The Reserve Bank of Australia has made its cash rate decision, following a month of intense speculation.
The official cash rate has been left at a record-low 2.25 per cent for a second consecutive month, as most experts had predicted.
According to a finder.com.au survey of 42 economists and commentators, 32 had forecast the Reserve Bank board would leave rates on hold, while 10 had forecast a cut.
St George senior economist Janu Chan said ahead of today’s announcement that not enough had changed since the March board meeting to justify a cut.
“The Reserve Bank currently holds an easing bias, but looks to be waiting to assess developments,” she told finder.com.au.
Market Economics managing director Stephen Koukoulas said a rate cut was coming, but that April was too soon.
“The Reserve Bank has a stubborn attitude when it comes to house prices and it seems to be downplaying the risks coming from weak domestic growth and high unemployment,” he said.
BetaShares chief economist David Bassanese said the Reserve Bank would have been thinking of Sydney’s surging property prices when it decided against cutting rates today.

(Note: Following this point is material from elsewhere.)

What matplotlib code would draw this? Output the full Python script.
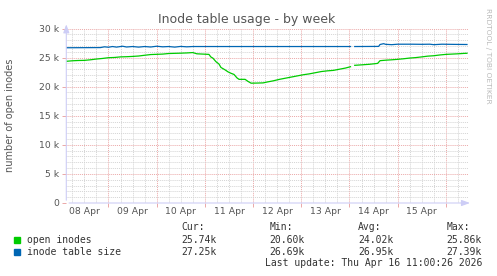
import numpy as np
import matplotlib
matplotlib.use("Agg")
import matplotlib.pyplot as plt
from matplotlib.patches import Rectangle

# ---- data (hours since 08 Apr 00:00) ----
green_t = [3, 6, 9, 12, 15, 18, 21, 24, 27, 30, 33, 36, 39, 42, 45, 48, 51, 54, 57, 60, 63, 66,
           68, 71, 74, 75, 76, 77.5, 79, 80, 82, 83.5, 85, 86.5, 88, 89, 92, 93.5, 95, 98, 101,
           103, 106, 109, 112, 115, 118, 121, 124, 127, 130, 133, 136, 139, 142, 144.5, 145.5,
           146.6, 150, 154, 158, 159.2, 162, 165, 168, 171, 174, 177, 180, 183, 186, 189, 192,
           195, 198, 201, 202.5]
green_v = [24.36, 24.45, 24.50, 24.52, 24.62, 24.75, 24.85, 24.98, 25.02, 25.12, 25.15, 25.2,
           25.27, 25.4, 25.52, 25.56, 25.6, 25.7, 25.73, 25.76, 25.8, 25.86,
           25.65, 25.6, 25.55, 25.1, 24.9, 24.3, 23.9, 23.3, 22.9, 22.55, 22.3, 22.1, 21.5, 21.26,
           21.26, 20.9, 20.6, 20.62, 20.65, 20.8, 21.0, 21.25, 21.45, 21.65, 21.85, 22.05, 22.2,
           22.4, 22.6, 22.72, 22.8, 23.0, 23.2, 23.43, np.nan,
           23.67, 23.75, 23.85, 24.0, 24.47, 24.55, 24.62, 24.7, 24.8, 24.92, 25.0, 25.12, 25.25,
           25.32, 25.45, 25.55, 25.6, 25.65, 25.72, 25.74]

blue_t = [3, 20, 22, 24, 26, 28, 31, 33, 36, 39, 42, 45, 48, 51, 54, 57, 60, 63, 66, 70, 100,
          130, 144.5, 145.5, 146.6, 158.5, 159.2, 161, 162, 165, 168, 175, 180, 184, 186, 190,
          196, 202.5]
blue_v = [26.69, 26.72, 26.85, 26.78, 26.9, 26.8, 26.95, 26.82, 26.9, 26.8, 26.9, 26.82, 26.95,
          26.85, 26.9, 26.8, 26.92, 26.85, 26.9, 26.9, 26.9, 26.9, 26.9, np.nan, 26.9, 26.92,
          27.25, 27.39, 27.28, 27.22, 27.3, 27.3, 27.28, 27.3, 27.22, 27.3, 27.27, 27.25]

day_labels = ["08 Apr", "09 Apr", "10 Apr", "11 Apr", "12 Apr", "13 Apr", "14 Apr", "15 Apr"]
ytick_vals = [0, 5, 10, 15, 20, 25, 30]
ytick_labels = ["0", "5 k", "10 k", "15 k", "20 k", "25 k", "30 k"]

legend_names = ["open inodes", "inode table size"]
legend_cur = ["25.74k", "27.25k"]
legend_min = ["20.60k", "26.69k"]
legend_avg = ["24.02k", "26.95k"]
legend_max = ["25.86k", "27.39k"]

GREEN = "#00CC00"
BLUE = "#0066B3"
RED_GRID = "#EBA8A8"
GRAY_GRID = "#D4D4D4"
AXIS = "#CDCDF6"
TXT = "#555555"

W, H = 497, 276
fig = plt.figure(figsize=(W / 100, H / 100), dpi=100)
fig.patch.set_facecolor("white")

L, R, T, B = 66.3, 468, 28.5, 203
ax = fig.add_axes([L / W, 1 - B / H, (R - L) / W, (B - T) / H])
ax.set_xlim(3, 203)
ax.set_ylim(0, 30)
for s in ax.spines.values():
    s.set_visible(False)

ax.plot(green_t, green_v, color=GREEN, lw=0.9, zorder=3)
ax.plot(blue_t, blue_v, color=BLUE, lw=0.9, zorder=3)

# grid
ax.set_yticks(ytick_vals)
ax.set_yticklabels(ytick_labels)
ax.set_yticks(np.arange(0, 31, 1), minor=True)
ax.set_xticks(np.arange(24, 203, 24))
ax.set_xticklabels([])
ax.set_xticks(np.arange(6, 203, 6), minor=True)
ax.grid(which="major", color=RED_GRID, ls=(0, (1, 1)), lw=0.7, zorder=1)
ax.grid(which="minor", color=GRAY_GRID, ls=(0, (1, 1)), lw=0.7, zorder=0)
ax.tick_params(which="major", length=3, width=0.7, color=RED_GRID, labelsize=6.7,
               labelcolor=TXT, pad=2)
ax.tick_params(which="minor", length=0)

for i, lab in enumerate(day_labels):
    ax.text(12 + 24 * i, -1.45, lab, ha="center", va="center", fontsize=6.7, color=TXT)

# axes lines with arrows
ax.annotate("", xy=(0, 1.04), xytext=(0, 0), xycoords="axes fraction",
            arrowprops=dict(arrowstyle="-|>,head_width=0.18,head_length=0.5", color=AXIS, lw=0.8),
            annotation_clip=False)
ax.annotate("", xy=(1.012, 0), xytext=(0, 0), xycoords="axes fraction",
            arrowprops=dict(arrowstyle="-|>,head_width=0.18,head_length=0.5", color=AXIS, lw=0.8),
            annotation_clip=False)

# texts
fig.text(247 / W, 1 - 19 / H, "Inode table usage - by week", ha="center", va="center",
         fontsize=9, color=TXT)
fig.text(10 / W, 1 - 115 / H, "number of open inodes", rotation=90, ha="center", va="center",
         fontsize=7, color=TXT)
fig.text(488 / W, 1 - 56 / H, "RRDTOOL / TOBI OETIKER", rotation=270, ha="center", va="center",
         fontsize=5.4, color="#BBBBBB")

mono = dict(family="DejaVu Sans Mono", fontsize=7, color="#333333", va="center")
cols_x = [181.7, 269.3, 358.3, 446.7]
for x, h in zip(cols_x, ["Cur:", "Min:", "Avg:", "Max:"]):
    fig.text(x / W, 1 - 227.5 / H, h, **mono)
rows_y = [240, 252]
for y, name, c, cu, mi, av, ma in zip(rows_y, legend_names, [GREEN, BLUE], legend_cur,
                                      legend_min, legend_avg, legend_max):
    fig.patches.append(Rectangle((14 / W, 1 - (y + 3) / H), 6 / W, 6 / H, color=c,
                                 transform=fig.transFigure, figure=fig))
    fig.text(26.7 / W, 1 - y / H, name, **mono)
    for x, v in zip(cols_x, [cu, mi, av, ma]):
        fig.text(x / W, 1 - y / H, v, **mono)
fig.text(482.7 / W, 1 - 263.5 / H, "Last update: Thu Apr 16 11:00:26 2026",
         ha="right", **{k: v for k, v in mono.items()})

fig.savefig("out.png", dpi=100)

“Clearance rates are high, house prices still going very strongly and they’re obviously concerned about that,” he said.
However, it appears that another rate cut could be just around the corner: 31 of the 42 survey respondents expect a cut by June and 40 expect a cut by September.
Macquarie Group senior economist James McIntyre said there was a good chance the cut would happen as early as May if the Australian dollar pushes beyond US$0.78.
Moody's Analytics economist Katrina Ell forecast that the Reserve Bank would lower the cash rate to 1.75 per cent some time in 2015.
“The Reserve Bank is probably waiting for Q1 Consumer Price Index data released in May before it cuts rates again,” she said.